### Job
Of the lines in the records that follow, how many include the word "this"? Answer with a bare number.

### Entries shown
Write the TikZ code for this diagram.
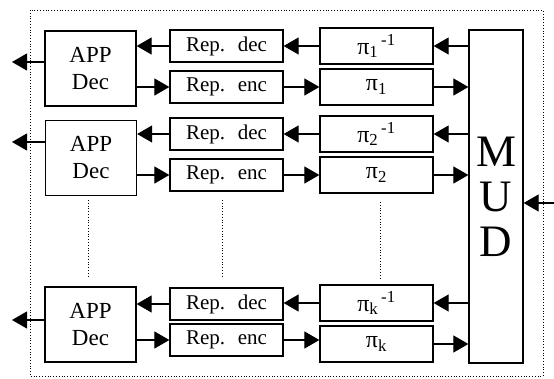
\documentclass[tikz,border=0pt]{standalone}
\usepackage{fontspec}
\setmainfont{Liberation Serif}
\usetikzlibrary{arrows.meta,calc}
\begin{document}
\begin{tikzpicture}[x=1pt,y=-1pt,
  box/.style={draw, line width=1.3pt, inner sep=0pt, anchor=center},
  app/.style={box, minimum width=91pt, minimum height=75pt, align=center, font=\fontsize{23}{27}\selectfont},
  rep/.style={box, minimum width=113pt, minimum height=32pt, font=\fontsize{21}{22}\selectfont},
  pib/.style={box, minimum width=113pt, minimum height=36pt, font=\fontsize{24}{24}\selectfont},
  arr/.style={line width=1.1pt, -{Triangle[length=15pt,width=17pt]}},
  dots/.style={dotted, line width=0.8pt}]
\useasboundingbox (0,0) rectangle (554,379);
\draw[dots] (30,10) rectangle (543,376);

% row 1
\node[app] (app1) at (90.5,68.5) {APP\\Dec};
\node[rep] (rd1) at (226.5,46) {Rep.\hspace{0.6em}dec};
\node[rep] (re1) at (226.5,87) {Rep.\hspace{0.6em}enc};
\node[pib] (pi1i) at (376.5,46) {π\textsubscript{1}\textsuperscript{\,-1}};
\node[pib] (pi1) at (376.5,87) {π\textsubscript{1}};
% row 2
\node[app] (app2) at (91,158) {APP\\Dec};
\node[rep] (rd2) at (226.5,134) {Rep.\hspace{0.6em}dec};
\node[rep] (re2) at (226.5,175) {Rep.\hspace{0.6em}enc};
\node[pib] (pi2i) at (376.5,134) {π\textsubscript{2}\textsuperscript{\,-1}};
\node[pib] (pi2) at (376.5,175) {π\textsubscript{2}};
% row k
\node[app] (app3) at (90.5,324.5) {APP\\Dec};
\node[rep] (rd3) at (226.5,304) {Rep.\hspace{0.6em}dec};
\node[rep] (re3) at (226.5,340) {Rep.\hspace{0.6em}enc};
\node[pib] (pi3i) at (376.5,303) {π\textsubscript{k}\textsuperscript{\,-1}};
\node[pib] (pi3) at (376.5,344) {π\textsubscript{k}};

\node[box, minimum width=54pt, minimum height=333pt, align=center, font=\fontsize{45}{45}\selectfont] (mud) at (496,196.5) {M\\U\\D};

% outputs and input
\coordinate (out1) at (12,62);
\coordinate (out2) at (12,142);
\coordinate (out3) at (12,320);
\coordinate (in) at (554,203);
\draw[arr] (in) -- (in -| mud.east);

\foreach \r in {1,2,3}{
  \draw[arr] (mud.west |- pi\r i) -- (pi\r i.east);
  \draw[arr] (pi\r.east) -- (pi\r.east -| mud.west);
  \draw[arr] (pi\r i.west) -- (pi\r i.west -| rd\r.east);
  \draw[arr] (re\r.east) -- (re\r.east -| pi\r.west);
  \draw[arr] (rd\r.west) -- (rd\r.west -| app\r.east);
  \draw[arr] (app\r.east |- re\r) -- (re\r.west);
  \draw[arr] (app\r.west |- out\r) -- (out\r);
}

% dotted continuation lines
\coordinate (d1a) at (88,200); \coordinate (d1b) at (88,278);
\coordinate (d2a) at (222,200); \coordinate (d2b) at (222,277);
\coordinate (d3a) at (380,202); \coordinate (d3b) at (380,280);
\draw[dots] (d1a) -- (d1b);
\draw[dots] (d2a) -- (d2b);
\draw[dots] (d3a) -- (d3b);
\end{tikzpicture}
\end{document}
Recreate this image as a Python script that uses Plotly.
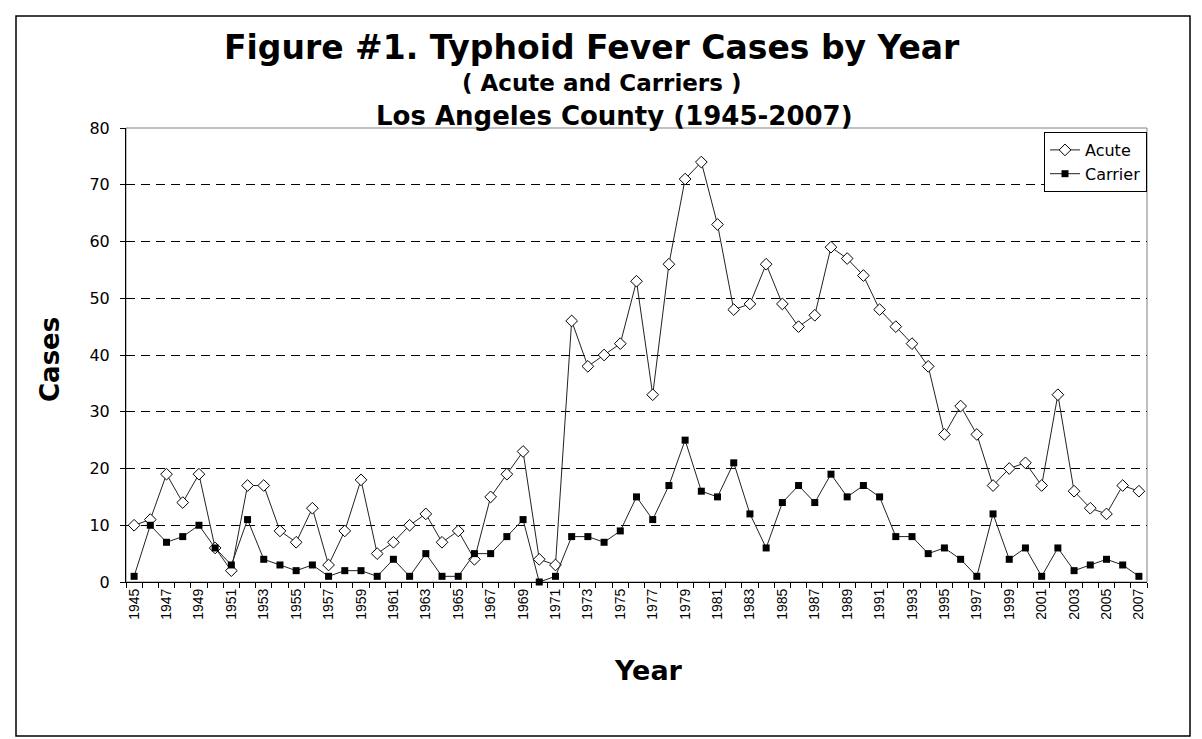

### Written reply
2